■ **REQUIREMENTS**
Take the material below and retype it in full; pictures are left out.

****************************************

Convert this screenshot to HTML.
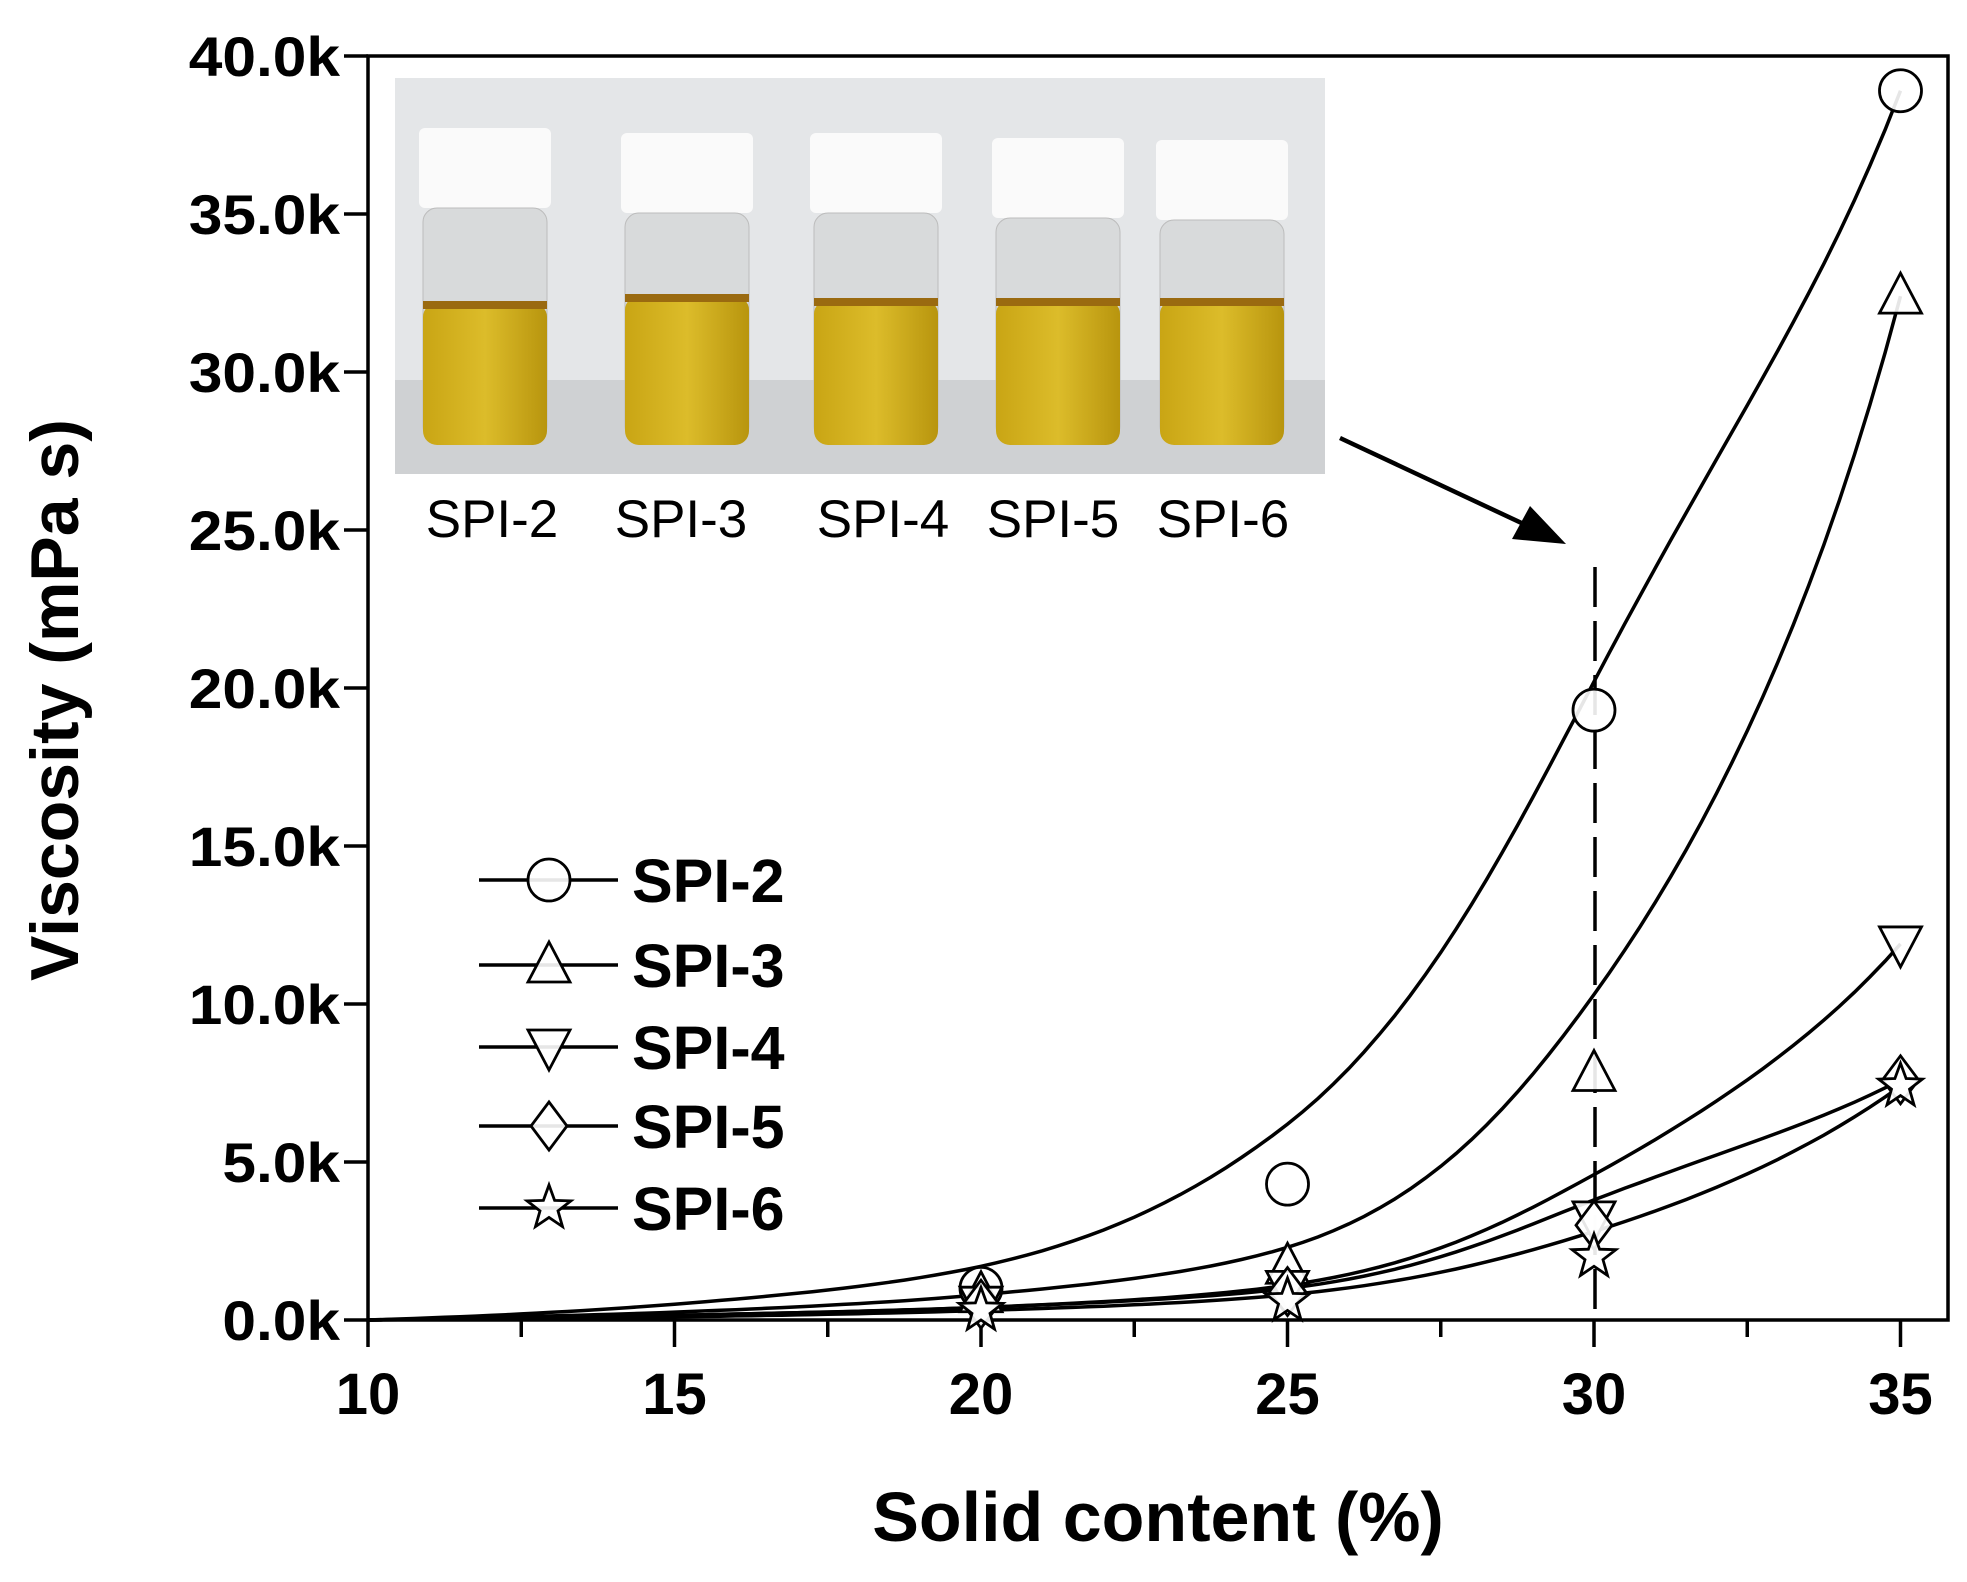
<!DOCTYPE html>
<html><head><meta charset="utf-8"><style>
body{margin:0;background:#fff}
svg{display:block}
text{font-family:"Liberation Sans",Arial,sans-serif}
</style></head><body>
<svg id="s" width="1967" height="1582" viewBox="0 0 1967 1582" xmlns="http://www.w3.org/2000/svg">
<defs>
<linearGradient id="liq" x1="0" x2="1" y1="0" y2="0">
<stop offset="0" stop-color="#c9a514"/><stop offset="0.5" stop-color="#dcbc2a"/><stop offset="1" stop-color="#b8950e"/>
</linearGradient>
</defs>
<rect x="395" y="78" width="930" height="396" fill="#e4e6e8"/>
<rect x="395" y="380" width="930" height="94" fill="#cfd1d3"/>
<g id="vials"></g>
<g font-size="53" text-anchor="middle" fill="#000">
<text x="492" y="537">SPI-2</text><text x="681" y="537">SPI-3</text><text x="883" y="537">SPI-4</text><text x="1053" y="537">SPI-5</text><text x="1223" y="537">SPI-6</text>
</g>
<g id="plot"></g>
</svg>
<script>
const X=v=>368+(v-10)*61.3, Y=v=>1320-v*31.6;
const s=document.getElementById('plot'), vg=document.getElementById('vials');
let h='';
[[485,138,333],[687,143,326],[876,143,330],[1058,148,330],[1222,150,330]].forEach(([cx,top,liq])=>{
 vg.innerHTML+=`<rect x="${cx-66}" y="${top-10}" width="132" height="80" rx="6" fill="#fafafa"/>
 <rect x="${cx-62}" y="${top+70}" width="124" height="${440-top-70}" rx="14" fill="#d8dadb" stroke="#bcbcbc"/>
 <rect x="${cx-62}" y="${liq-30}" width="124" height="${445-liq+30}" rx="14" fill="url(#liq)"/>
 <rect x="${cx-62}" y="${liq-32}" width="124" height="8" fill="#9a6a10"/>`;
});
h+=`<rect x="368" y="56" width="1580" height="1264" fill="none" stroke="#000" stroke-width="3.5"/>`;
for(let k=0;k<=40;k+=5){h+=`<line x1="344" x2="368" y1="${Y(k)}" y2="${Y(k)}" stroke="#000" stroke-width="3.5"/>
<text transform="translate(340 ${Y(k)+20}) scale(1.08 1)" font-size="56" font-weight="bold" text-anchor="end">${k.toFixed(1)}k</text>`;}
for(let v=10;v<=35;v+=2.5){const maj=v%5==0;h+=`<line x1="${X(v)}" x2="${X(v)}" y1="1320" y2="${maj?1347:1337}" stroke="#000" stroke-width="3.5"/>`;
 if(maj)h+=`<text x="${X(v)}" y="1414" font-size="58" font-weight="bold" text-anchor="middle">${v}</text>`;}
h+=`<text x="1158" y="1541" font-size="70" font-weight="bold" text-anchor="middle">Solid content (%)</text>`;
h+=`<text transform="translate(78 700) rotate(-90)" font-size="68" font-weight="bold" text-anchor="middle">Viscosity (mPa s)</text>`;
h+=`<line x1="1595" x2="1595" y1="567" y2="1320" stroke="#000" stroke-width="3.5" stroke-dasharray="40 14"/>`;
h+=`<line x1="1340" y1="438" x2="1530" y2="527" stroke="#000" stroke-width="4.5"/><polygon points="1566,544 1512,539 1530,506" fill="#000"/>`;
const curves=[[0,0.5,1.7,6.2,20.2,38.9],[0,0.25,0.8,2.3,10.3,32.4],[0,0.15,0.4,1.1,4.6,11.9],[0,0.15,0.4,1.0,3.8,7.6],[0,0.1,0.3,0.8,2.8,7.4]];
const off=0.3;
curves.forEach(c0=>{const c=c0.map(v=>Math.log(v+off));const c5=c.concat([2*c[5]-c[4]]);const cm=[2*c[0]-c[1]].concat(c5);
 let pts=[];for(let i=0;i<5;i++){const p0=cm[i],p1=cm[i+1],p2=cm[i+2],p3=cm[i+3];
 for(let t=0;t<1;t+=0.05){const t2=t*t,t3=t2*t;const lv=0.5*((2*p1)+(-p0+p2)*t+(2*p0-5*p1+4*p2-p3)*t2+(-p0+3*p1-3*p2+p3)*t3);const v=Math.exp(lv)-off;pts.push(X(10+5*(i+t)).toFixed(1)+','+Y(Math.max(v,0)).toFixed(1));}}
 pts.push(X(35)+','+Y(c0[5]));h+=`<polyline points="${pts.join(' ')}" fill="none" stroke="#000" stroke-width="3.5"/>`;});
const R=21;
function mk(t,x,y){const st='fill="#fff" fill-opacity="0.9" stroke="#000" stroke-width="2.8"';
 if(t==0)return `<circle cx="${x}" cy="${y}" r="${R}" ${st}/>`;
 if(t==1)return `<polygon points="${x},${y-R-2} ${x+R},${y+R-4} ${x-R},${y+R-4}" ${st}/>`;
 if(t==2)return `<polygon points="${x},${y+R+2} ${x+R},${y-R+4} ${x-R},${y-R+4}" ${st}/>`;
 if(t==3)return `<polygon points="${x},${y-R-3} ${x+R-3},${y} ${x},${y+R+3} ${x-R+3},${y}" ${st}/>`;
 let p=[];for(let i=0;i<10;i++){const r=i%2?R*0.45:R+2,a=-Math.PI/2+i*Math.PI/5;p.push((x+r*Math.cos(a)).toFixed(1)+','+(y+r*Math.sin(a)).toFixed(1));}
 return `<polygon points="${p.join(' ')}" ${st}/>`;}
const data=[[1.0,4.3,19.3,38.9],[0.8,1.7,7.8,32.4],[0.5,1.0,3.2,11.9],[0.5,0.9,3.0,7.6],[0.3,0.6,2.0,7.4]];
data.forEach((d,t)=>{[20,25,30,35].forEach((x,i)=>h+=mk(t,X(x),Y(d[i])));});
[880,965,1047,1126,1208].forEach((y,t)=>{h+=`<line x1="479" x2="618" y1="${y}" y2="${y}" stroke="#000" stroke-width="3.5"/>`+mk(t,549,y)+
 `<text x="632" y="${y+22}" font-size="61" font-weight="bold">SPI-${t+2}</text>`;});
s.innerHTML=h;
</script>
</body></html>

****************************************

■ **REPLY**
Convert this screenshot to HTML.
<!DOCTYPE html>
<html><head><meta charset="utf-8"><style>
body{margin:0;background:#fff}
svg{display:block}
text{font-family:"Liberation Sans",Arial,sans-serif}
</style></head><body>
<svg id="s" width="1967" height="1582" viewBox="0 0 1967 1582" xmlns="http://www.w3.org/2000/svg">
<defs>
<linearGradient id="liq" x1="0" x2="1" y1="0" y2="0">
<stop offset="0" stop-color="#c9a514"/><stop offset="0.5" stop-color="#dcbc2a"/><stop offset="1" stop-color="#b8950e"/>
</linearGradient>
</defs>
<rect x="395" y="78" width="930" height="396" fill="#e4e6e8"/>
<rect x="395" y="380" width="930" height="94" fill="#cfd1d3"/>
<g id="vials"></g>
<g font-size="53" text-anchor="middle" fill="#000">
<text x="492" y="537">SPI-2</text><text x="681" y="537">SPI-3</text><text x="883" y="537">SPI-4</text><text x="1053" y="537">SPI-5</text><text x="1223" y="537">SPI-6</text>
</g>
<g id="plot"></g>
</svg>
<script>
const X=v=>368+(v-10)*61.3, Y=v=>1320-v*31.6;
const s=document.getElementById('plot'), vg=document.getElementById('vials');
let h='';
[[485,138,333],[687,143,326],[876,143,330],[1058,148,330],[1222,150,330]].forEach(([cx,top,liq])=>{
 vg.innerHTML+=`<rect x="${cx-66}" y="${top-10}" width="132" height="80" rx="6" fill="#fafafa"/>
 <rect x="${cx-62}" y="${top+70}" width="124" height="${440-top-70}" rx="14" fill="#d8dadb" stroke="#bcbcbc"/>
 <rect x="${cx-62}" y="${liq-30}" width="124" height="${445-liq+30}" rx="14" fill="url(#liq)"/>
 <rect x="${cx-62}" y="${liq-32}" width="124" height="8" fill="#9a6a10"/>`;
});
h+=`<rect x="368" y="56" width="1580" height="1264" fill="none" stroke="#000" stroke-width="3.5"/>`;
for(let k=0;k<=40;k+=5){h+=`<line x1="344" x2="368" y1="${Y(k)}" y2="${Y(k)}" stroke="#000" stroke-width="3.5"/>
<text transform="translate(340 ${Y(k)+20}) scale(1.08 1)" font-size="56" font-weight="bold" text-anchor="end">${k.toFixed(1)}k</text>`;}
for(let v=10;v<=35;v+=2.5){const maj=v%5==0;h+=`<line x1="${X(v)}" x2="${X(v)}" y1="1320" y2="${maj?1347:1337}" stroke="#000" stroke-width="3.5"/>`;
 if(maj)h+=`<text x="${X(v)}" y="1414" font-size="58" font-weight="bold" text-anchor="middle">${v}</text>`;}
h+=`<text x="1158" y="1541" font-size="70" font-weight="bold" text-anchor="middle">Solid content (%)</text>`;
h+=`<text transform="translate(78 700) rotate(-90)" font-size="68" font-weight="bold" text-anchor="middle">Viscosity (mPa s)</text>`;
h+=`<line x1="1595" x2="1595" y1="567" y2="1320" stroke="#000" stroke-width="3.5" stroke-dasharray="40 14"/>`;
h+=`<line x1="1340" y1="438" x2="1530" y2="527" stroke="#000" stroke-width="4.5"/><polygon points="1566,544 1512,539 1530,506" fill="#000"/>`;
const curves=[[0,0.5,1.7,6.2,20.2,38.9],[0,0.25,0.8,2.3,10.3,32.4],[0,0.15,0.4,1.1,4.6,11.9],[0,0.15,0.4,1.0,3.8,7.6],[0,0.1,0.3,0.8,2.8,7.4]];
const off=0.3;
curves.forEach(c0=>{const c=c0.map(v=>Math.log(v+off));const c5=c.concat([2*c[5]-c[4]]);const cm=[2*c[0]-c[1]].concat(c5);
 let pts=[];for(let i=0;i<5;i++){const p0=cm[i],p1=cm[i+1],p2=cm[i+2],p3=cm[i+3];
 for(let t=0;t<1;t+=0.05){const t2=t*t,t3=t2*t;const lv=0.5*((2*p1)+(-p0+p2)*t+(2*p0-5*p1+4*p2-p3)*t2+(-p0+3*p1-3*p2+p3)*t3);const v=Math.exp(lv)-off;pts.push(X(10+5*(i+t)).toFixed(1)+','+Y(Math.max(v,0)).toFixed(1));}}
 pts.push(X(35)+','+Y(c0[5]));h+=`<polyline points="${pts.join(' ')}" fill="none" stroke="#000" stroke-width="3.5"/>`;});
const R=21;
function mk(t,x,y){const st='fill="#fff" fill-opacity="0.9" stroke="#000" stroke-width="2.8"';
 if(t==0)return `<circle cx="${x}" cy="${y}" r="${R}" ${st}/>`;
 if(t==1)return `<polygon points="${x},${y-R-2} ${x+R},${y+R-4} ${x-R},${y+R-4}" ${st}/>`;
 if(t==2)return `<polygon points="${x},${y+R+2} ${x+R},${y-R+4} ${x-R},${y-R+4}" ${st}/>`;
 if(t==3)return `<polygon points="${x},${y-R-3} ${x+R-3},${y} ${x},${y+R+3} ${x-R+3},${y}" ${st}/>`;
 let p=[];for(let i=0;i<10;i++){const r=i%2?R*0.45:R+2,a=-Math.PI/2+i*Math.PI/5;p.push((x+r*Math.cos(a)).toFixed(1)+','+(y+r*Math.sin(a)).toFixed(1));}
 return `<polygon points="${p.join(' ')}" ${st}/>`;}
const data=[[1.0,4.3,19.3,38.9],[0.8,1.7,7.8,32.4],[0.5,1.0,3.2,11.9],[0.5,0.9,3.0,7.6],[0.3,0.6,2.0,7.4]];
data.forEach((d,t)=>{[20,25,30,35].forEach((x,i)=>h+=mk(t,X(x),Y(d[i])));});
[880,965,1047,1126,1208].forEach((y,t)=>{h+=`<line x1="479" x2="618" y1="${y}" y2="${y}" stroke="#000" stroke-width="3.5"/>`+mk(t,549,y)+
 `<text x="632" y="${y+22}" font-size="61" font-weight="bold">SPI-${t+2}</text>`;});
s.innerHTML=h;
</script>
</body></html>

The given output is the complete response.